AS Habiskan Rp 27,1 Triliun karena Blokir Huawei
Komisi Komunikasi Federal Amerika Serikat (AS) atau FCC akan membuka program US$ 1,9 miliar atau sekitar Rp 27,1 triliun untuk mengganti kerugian sebagian besar operator telekomunikasi di perdesaan. Ini karena Amerika memblokir Huawei.
Mantan Presiden AS Donald Trump memasukkan Huawei dalam daftar hitam (blacklist) terkait perdagangan pada awal 2019. Tahun lalu, FCC menetapkan Huawei dan ZTE sebagai ancaman keamanan nasional terhadap jaringan telekomunikasi.
Pemerintah Amerika pun melarang perusahaan AS memanfaatkan subsidi US$ 8,3 miliar untuk membeli peralatan dari perusahaan Cina tersebut. Sedangkan Huawei banyak menyasar operator seluler di perdesaan.
Untuk mengganti dana perusahaan telekomunikasi yang terpaksa mengubah peralatan karena Huawei diblokir, AS menyiapkan program khusus.
Pengkajian program tersebut selesai pada Juli. “Ini akan digelar mulai akhir Oktober (29/10) hingga awal tahun depan (14/1/2022),” demikian isi pengumuman, dikutip dari Reuters, Selasa (28/9).
Operator seluler di perdesaan menghadapi tantangan biaya tinggi dan kesulitan menemukan pekerja untuk mengganti peralatan Huawei.
Pada September 2020, FCC sudah memperkirakan bahwa penggantian peralatan Huawei dan ZTE itu menelan biaya US$ 1,84 miliar.
Layanan internet Huawei dinilai lebih murah ketimbang perusahaan telekomunikasi lain. Raksasa teknologi asal Cina ini bekerja sama dengan bank milik pemerintah Tiongkok yang memungkinkan harganya lebih terjangkau.
Huawei sempat mengungkapkan kekecewaannya atas keputusan FCC yang menghapus produknya dari jaringan telekomunikasi. “Ini menempatkan warga AS di perdesaan, yang sebagian besar kurang terlayani, pada risiko terkait layanan komunikasi,” kata perusahaan, akhir tahun lalu (22/10/2020).
Corporate Senior Vice President and Director of the Board Huawei Catherine Chen menilai, AS salah mengidentifikasi perusahaan sebagai ancaman siber. “Mengecualikan Huawei tidak membuat AS lebih aman. Belum ada penurunan serangan siber di Amerika atau di mana pun sejak Huawei diblokir,” kata dia kepada The Guardian, dikutip tiga minggu lalu (2/9).

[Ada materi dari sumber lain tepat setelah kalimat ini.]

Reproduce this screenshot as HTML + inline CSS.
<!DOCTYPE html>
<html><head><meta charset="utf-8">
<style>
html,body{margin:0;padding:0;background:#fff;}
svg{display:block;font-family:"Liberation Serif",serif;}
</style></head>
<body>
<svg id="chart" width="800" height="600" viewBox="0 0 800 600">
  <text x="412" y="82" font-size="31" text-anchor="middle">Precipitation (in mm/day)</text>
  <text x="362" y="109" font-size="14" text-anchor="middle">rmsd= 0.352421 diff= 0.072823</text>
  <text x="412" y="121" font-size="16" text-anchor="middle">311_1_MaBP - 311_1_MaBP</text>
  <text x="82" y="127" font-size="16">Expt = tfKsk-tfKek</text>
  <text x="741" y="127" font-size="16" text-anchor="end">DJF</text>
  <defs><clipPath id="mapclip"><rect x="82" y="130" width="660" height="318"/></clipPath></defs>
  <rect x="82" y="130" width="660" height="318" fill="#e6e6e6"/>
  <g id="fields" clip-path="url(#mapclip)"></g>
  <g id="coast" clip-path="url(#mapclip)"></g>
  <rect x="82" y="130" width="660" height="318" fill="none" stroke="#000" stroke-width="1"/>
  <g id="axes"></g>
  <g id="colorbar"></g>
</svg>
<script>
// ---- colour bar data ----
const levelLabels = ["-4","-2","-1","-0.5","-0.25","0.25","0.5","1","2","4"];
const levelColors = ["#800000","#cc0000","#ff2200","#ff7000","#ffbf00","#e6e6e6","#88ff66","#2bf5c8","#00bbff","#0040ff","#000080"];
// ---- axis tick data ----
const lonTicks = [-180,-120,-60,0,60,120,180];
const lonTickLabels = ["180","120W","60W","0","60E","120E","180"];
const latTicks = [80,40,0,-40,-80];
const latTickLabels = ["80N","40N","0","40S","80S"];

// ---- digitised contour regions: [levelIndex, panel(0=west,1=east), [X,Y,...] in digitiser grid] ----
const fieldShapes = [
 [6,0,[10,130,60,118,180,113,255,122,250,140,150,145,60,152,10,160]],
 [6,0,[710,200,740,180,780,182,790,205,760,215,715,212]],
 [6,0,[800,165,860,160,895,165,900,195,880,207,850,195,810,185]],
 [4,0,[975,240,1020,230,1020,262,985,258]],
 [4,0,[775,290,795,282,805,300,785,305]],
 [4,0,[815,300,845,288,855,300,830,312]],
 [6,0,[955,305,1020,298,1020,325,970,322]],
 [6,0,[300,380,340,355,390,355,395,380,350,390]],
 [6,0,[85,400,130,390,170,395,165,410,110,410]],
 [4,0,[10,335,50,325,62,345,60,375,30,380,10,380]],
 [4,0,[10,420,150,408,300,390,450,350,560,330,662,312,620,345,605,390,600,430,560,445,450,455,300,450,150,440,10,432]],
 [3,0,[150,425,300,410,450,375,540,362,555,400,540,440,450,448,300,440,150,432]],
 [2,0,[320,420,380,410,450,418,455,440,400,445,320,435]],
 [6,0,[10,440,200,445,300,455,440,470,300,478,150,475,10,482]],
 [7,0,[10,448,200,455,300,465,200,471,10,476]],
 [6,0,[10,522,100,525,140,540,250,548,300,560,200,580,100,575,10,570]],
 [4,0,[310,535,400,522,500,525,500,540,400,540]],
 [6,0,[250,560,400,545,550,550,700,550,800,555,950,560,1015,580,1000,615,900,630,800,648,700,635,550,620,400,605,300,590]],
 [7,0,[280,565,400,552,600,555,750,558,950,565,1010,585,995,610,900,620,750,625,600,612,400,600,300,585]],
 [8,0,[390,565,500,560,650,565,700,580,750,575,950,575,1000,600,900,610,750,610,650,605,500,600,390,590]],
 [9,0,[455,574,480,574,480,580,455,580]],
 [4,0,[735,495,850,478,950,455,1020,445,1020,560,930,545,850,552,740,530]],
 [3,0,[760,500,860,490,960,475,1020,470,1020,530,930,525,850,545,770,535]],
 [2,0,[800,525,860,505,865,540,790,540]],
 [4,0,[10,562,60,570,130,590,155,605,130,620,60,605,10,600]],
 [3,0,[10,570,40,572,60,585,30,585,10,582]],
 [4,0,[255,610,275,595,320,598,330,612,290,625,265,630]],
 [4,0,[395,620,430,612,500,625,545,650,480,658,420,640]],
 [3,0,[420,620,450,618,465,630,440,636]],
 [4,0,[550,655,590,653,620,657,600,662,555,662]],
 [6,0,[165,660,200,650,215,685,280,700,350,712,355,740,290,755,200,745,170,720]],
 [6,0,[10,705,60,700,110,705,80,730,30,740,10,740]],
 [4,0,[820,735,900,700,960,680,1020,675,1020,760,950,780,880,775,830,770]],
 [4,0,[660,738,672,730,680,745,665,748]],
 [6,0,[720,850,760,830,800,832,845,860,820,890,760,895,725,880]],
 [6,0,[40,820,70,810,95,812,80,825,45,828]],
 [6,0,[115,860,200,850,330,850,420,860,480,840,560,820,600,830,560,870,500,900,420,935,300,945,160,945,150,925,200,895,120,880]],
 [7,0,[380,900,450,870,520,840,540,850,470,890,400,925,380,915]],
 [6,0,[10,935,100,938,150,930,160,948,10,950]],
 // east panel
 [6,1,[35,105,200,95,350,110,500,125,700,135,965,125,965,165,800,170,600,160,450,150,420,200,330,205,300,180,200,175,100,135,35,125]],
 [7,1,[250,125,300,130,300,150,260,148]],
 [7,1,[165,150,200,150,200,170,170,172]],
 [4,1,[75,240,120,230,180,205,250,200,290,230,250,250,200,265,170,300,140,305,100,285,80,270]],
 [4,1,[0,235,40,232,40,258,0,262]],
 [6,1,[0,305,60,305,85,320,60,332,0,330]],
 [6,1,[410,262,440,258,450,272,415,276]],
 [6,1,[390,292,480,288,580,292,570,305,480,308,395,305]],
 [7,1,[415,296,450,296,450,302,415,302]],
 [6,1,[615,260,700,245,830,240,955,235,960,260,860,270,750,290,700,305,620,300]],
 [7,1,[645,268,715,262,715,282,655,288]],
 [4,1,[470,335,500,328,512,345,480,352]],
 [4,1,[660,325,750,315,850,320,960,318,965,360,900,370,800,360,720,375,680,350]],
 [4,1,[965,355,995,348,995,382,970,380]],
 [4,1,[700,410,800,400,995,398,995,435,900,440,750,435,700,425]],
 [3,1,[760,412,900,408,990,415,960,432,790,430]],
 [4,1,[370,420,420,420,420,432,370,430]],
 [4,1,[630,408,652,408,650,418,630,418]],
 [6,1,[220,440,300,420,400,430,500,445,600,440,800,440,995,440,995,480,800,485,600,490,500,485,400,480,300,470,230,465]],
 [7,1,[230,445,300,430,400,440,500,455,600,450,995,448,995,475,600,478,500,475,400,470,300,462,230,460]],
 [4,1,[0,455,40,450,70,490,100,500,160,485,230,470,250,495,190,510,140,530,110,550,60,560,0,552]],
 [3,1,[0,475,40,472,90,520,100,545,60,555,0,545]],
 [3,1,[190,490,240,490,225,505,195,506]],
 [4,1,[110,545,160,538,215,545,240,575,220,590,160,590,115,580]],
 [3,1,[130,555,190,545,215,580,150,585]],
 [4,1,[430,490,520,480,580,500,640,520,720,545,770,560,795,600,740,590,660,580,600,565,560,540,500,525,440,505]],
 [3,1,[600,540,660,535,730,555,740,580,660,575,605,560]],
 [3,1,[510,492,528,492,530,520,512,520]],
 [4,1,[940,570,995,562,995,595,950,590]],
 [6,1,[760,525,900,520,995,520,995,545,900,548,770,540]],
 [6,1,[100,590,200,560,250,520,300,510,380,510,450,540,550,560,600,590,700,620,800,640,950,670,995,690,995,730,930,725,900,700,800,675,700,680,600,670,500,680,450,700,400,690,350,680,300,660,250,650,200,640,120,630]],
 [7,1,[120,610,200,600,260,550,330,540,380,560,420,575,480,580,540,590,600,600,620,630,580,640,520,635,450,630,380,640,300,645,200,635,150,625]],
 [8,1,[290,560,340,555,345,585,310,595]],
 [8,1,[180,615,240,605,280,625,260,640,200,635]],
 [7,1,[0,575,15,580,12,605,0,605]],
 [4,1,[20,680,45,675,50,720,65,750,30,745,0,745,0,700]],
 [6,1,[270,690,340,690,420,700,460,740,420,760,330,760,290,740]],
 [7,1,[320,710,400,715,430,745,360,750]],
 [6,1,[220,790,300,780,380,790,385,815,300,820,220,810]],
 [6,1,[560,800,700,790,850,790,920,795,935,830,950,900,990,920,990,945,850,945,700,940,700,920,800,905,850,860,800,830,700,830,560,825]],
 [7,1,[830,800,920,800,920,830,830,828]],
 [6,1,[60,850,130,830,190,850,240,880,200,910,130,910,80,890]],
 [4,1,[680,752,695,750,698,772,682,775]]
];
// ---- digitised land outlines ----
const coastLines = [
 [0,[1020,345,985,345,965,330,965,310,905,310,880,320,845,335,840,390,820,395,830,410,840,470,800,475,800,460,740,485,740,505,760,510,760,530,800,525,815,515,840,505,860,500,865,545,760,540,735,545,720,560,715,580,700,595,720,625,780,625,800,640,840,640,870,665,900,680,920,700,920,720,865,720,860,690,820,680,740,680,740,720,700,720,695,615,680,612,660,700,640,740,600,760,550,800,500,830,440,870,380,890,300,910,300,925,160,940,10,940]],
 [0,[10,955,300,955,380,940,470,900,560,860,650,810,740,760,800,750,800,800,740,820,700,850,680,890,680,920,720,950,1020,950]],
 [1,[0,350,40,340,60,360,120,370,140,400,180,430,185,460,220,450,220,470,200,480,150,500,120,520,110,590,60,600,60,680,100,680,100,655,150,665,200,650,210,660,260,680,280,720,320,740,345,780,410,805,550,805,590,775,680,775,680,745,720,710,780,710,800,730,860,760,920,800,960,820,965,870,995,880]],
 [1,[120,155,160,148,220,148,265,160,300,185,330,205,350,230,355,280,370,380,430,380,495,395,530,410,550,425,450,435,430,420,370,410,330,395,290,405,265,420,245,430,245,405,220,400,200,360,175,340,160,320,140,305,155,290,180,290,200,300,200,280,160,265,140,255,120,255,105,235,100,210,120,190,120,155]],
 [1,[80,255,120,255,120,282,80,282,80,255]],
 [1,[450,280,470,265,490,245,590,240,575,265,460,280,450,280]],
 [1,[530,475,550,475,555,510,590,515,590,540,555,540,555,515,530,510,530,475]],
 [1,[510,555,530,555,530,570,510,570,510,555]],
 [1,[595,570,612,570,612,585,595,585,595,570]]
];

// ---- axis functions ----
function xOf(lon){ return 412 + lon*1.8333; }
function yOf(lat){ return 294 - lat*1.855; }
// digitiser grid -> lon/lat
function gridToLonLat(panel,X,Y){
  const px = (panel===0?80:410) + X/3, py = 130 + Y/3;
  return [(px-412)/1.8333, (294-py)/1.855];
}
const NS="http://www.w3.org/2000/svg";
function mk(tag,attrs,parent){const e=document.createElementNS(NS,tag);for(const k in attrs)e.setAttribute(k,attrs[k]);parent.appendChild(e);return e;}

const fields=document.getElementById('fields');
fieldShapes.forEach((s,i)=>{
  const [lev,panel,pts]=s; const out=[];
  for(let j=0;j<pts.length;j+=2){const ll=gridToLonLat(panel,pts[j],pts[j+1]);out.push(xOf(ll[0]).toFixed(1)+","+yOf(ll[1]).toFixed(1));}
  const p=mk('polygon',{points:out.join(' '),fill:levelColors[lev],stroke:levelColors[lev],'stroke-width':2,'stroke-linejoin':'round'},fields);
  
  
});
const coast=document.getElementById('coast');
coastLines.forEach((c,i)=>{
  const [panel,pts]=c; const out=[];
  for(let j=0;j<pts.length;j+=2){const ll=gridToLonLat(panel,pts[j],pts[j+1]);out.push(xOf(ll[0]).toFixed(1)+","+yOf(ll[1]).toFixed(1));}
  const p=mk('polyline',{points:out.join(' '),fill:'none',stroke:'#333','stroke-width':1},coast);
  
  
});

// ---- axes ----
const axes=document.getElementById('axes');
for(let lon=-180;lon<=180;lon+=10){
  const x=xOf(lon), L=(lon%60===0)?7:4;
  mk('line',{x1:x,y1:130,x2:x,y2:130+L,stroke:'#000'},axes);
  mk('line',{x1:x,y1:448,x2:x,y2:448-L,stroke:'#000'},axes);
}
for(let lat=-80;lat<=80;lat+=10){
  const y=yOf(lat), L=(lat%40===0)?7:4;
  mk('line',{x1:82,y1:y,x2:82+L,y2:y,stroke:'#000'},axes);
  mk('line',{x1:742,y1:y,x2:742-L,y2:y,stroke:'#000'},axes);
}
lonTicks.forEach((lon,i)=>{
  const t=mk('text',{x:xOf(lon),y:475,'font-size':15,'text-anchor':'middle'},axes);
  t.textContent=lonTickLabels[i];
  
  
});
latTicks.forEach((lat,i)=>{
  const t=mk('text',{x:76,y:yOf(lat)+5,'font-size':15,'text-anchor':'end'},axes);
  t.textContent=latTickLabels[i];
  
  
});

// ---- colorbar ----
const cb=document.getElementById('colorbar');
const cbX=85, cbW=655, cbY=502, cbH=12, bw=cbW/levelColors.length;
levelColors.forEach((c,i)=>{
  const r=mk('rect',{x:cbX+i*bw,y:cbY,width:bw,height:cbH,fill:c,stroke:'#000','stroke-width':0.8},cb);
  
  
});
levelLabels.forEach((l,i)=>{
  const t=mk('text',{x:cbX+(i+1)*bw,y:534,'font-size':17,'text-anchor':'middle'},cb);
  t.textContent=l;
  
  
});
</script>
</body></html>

Ia menegaskan bahwa Huawei tidak pernah menerima permintaan apa pun dari pemerintah Cina untuk melemahkan kepentingan negara lain atau bertindak secara ilegal.
“Pendiri kami mengatakan hal yang sama ketika dia diwawancarai di Cina. Pemerintah Tiongkok dan rakyat memahami posisi kami dalam hal ini,” ujar Catherine.
Ia mengatakan, pendiri perusahaan Ren Zhengfei menyatakan bahwa Huawei akan pernah memenuhi permintaan yang melemahkan negara lain. “Ini adalah sesuatu yang telah kami nyatakan berulang kali,” ujar dia.